Rows from a dataset of charts and code
* * * * *
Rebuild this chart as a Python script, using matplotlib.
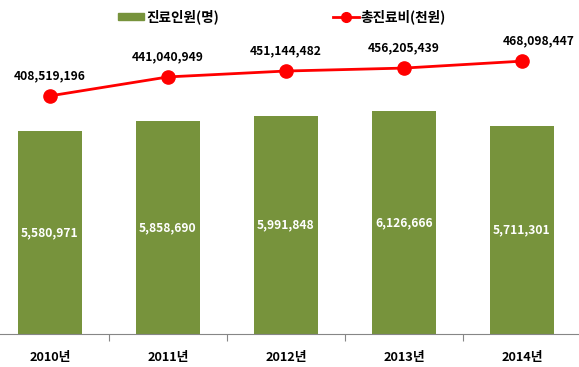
import matplotlib
matplotlib.use('Agg')
import matplotlib.pyplot as plt
from matplotlib.patches import Patch
from matplotlib.lines import Line2D

years = ['2010년', '2011년', '2012년', '2013년', '2014년']
patients = [5580971, 5858690, 5991848, 6126666, 5711301]
costs = [408519196, 441040949, 451144482, 456205439, 468098447]

plt.rcParams['font.family'] = ['Noto Sans CJK KR', 'DejaVu Sans']

BAR_COLOR = '#77933C'
LINE_COLOR = '#FF0000'
AXIS_COLOR = '#868686'

fig = plt.figure(figsize=(5.79, 3.67), dpi=100)
ax = fig.add_axes([0, 33 / 367, 1, 334 / 367])
x = list(range(len(years)))
ax.bar(x, patients, width=0.55, color=BAR_COLOR, zorder=2)
ax.set_xlim(-50 / 118, 529 / 118)
ax.set_ylim(0, 9.18e6)
for xi, v in zip(x, patients):
    ax.text(xi, v / 2, f'{v:,}', ha='center', va='center', color='white',
            fontsize=8.7, fontweight='bold')

for s in ['top', 'left', 'right']:
    ax.spines[s].set_visible(False)
ax.spines['bottom'].set_color(AXIS_COLOR)
ax.spines['bottom'].set_linewidth(0.8)
ax.set_yticks([])
ax.set_xticks(x)
ax.set_xticklabels(years, fontweight='bold', fontsize=9.2)
ax.tick_params(axis='x', which='major', length=0, pad=12)
ax.set_xticks([0.5, 1.5, 2.5, 3.5], minor=True)
ax.tick_params(axis='x', which='minor', length=5, color=AXIS_COLOR, width=0.8, direction='out')

ax2 = ax.twinx()
ax2.plot(x, costs, color=LINE_COLOR, lw=2, marker='o', ms=9.5, zorder=3)
ax2.set_ylim(0, 573e6)
ax2.set_yticks([])
for s in ax2.spines.values():
    s.set_visible(False)
for i, (xi, v) in enumerate(zip(x, costs)):
    dx = 12 if i == len(costs) - 1 else 0
    ax2.annotate(f'{v:,}', (xi, v), xytext=(dx, 14.4), textcoords='offset points',
                 ha='center', va='center', fontsize=8.7, fontweight='bold', color='black')

handles = [Patch(color=BAR_COLOR, label='진료인원(명)'),
           Line2D([], [], color=LINE_COLOR, lw=2, marker='o', ms=7, label='총진료비(천원)')]
fig.legend(handles=handles, loc='center left', bbox_to_anchor=(118 / 579, 1 - 17 / 367),
           ncol=2, frameon=False, handlelength=1.9, handleheight=0.45, handletextpad=0.15,
           columnspacing=8.4, borderpad=0, borderaxespad=0,
           prop=dict(weight='bold', size=9.8))

fig.savefig('out.png', dpi=100)
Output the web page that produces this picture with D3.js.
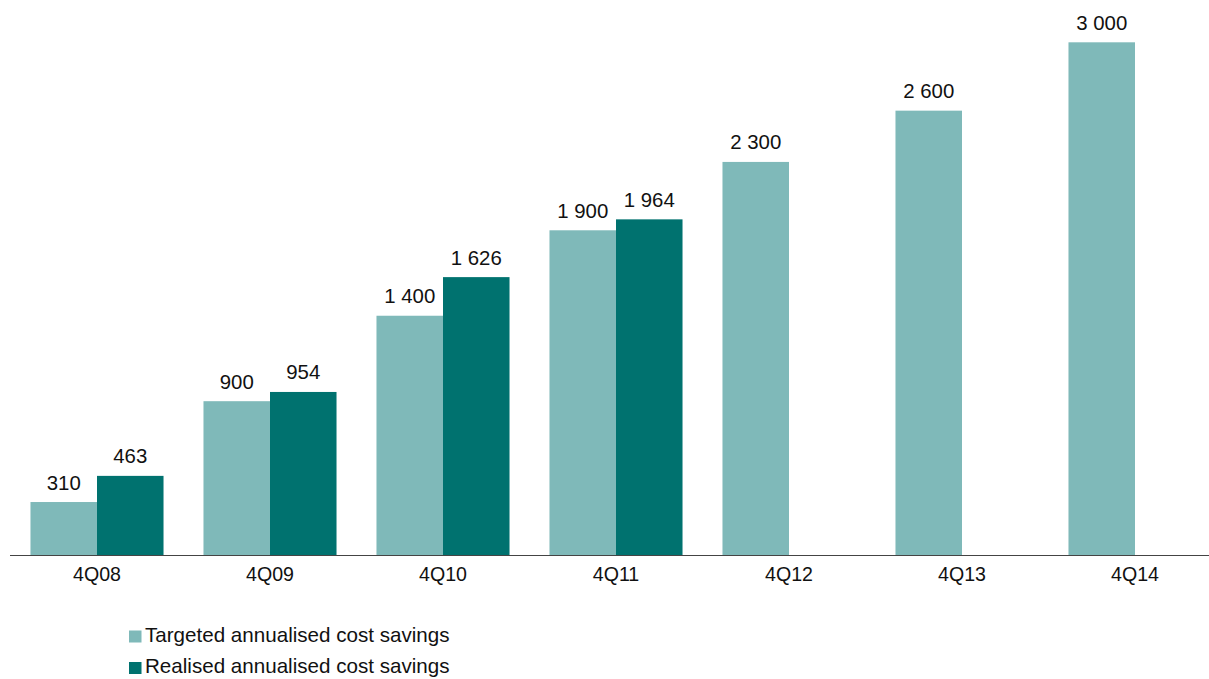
* * * * *
TASK TO CARRY OUT: Gather up every line from the listing above in which the word "matplotlib" occurs.

ANSWER:
Rebuild this chart as a Python script, using matplotlib.
import matplotlib
matplotlib.use('Agg')
import matplotlib.pyplot as plt
from matplotlib.patches import Patch
from matplotlib.lines import Line2D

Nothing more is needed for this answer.